И когда он пришел на место, где должен был умереть, преклонил колени и, руки сложив и очи горе возведя, набожно молился. А паче псалом: «В руки твоя, Господи, вручаю душу свою», неоднократно прочитал громко и радостно, так что стоящие рядом хорошо его слышать могли.
Место, на котором он был сожжен, представляет собой как бы деревенский луг, среди огородов констанцского предместья, на пути из города в крепость Готтлибен, где перед тем магистр Гус пребывал в заточении.

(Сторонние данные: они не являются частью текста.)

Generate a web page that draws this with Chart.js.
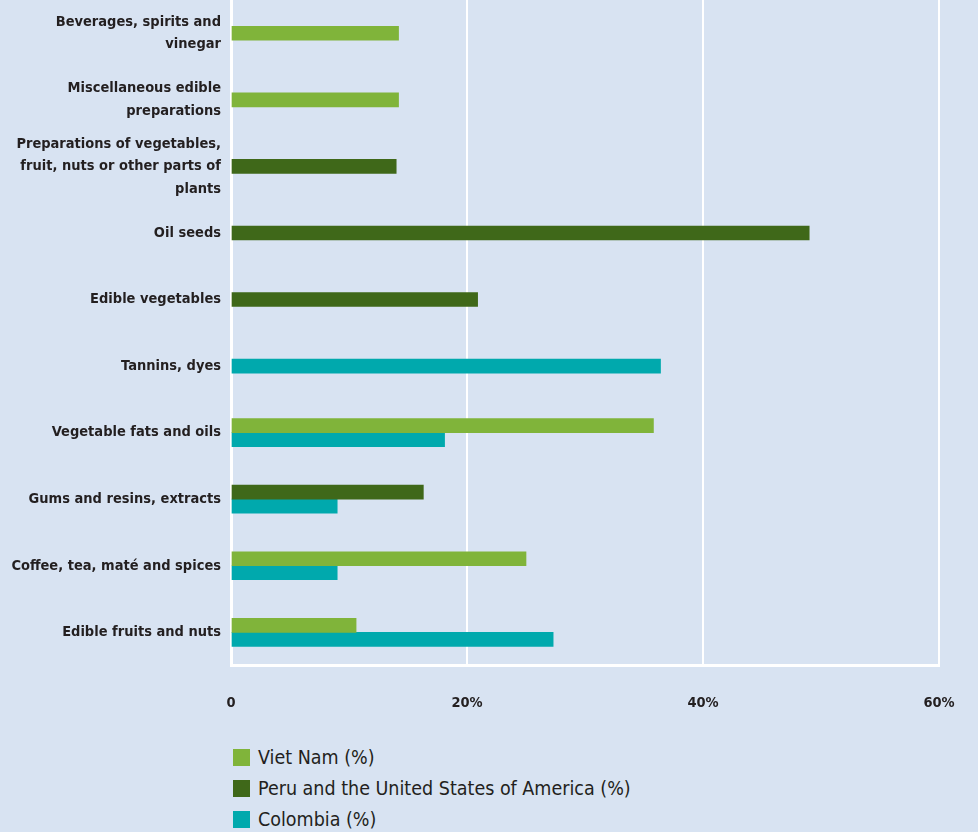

Когда он так молился, некоторые миряне, стоявшие около, сказали: «Мы не знаем, какие вещи он до сих пор говорил или делал, но вот видим и слышим — святые слова говорит он и молится». Иные же сказали: «Поистине хорошо было бы дать ему исповедника». А один священник, сидя на коне в зеленом кафтане, красной тафтою подбитом, с манжетами раструбом, сказал: «Негоже слушать его, и исповедника нельзя ему дать, ибо еретик есть!»
Преклонив колени, Гус продолжал молиться и только усмехнулся, когда с его головы упала позорная бумажная корона. Кто-то из наемников, стоявших около, сказал: «Возложите ее опять ему на голову, да сожгут его вместе с чертями, хозяевами его, которым он служил здесь».
Тогда, восстав от места сего по приказу палачей, высоким и ясным голосом, так что хорошо слышен был, так стал молиться: «Господи Иисусе Христе, готов я с любовью и покорностью принять сию жестокую и ужасную смерть за светлое твое Писание и за то, что проповедовал святое слово твое; прости же, прошу, всем врагам моим!» Тотчас его вокруг стали водить, а он увещевал их и всех просил не думать, будто он проповедовал, учил или придерживался какой-либо из тех ересей, что ему ложно приписывали. Еще просил дать ему говорить с тюремщиками его. И когда они приступили к нему, он благодарил их, говоря: «Спасибо вам, мои милые братья, за все доброе, что вы мне сделали, ибо были вы не только стражами моими, но и милыми братьями. И знайте, уповаю на Спасителя своего, во имя его же святого закона, хочу с любовию смерть сию принять, что с ним буду царствовать». Так по-немецки сказал он им.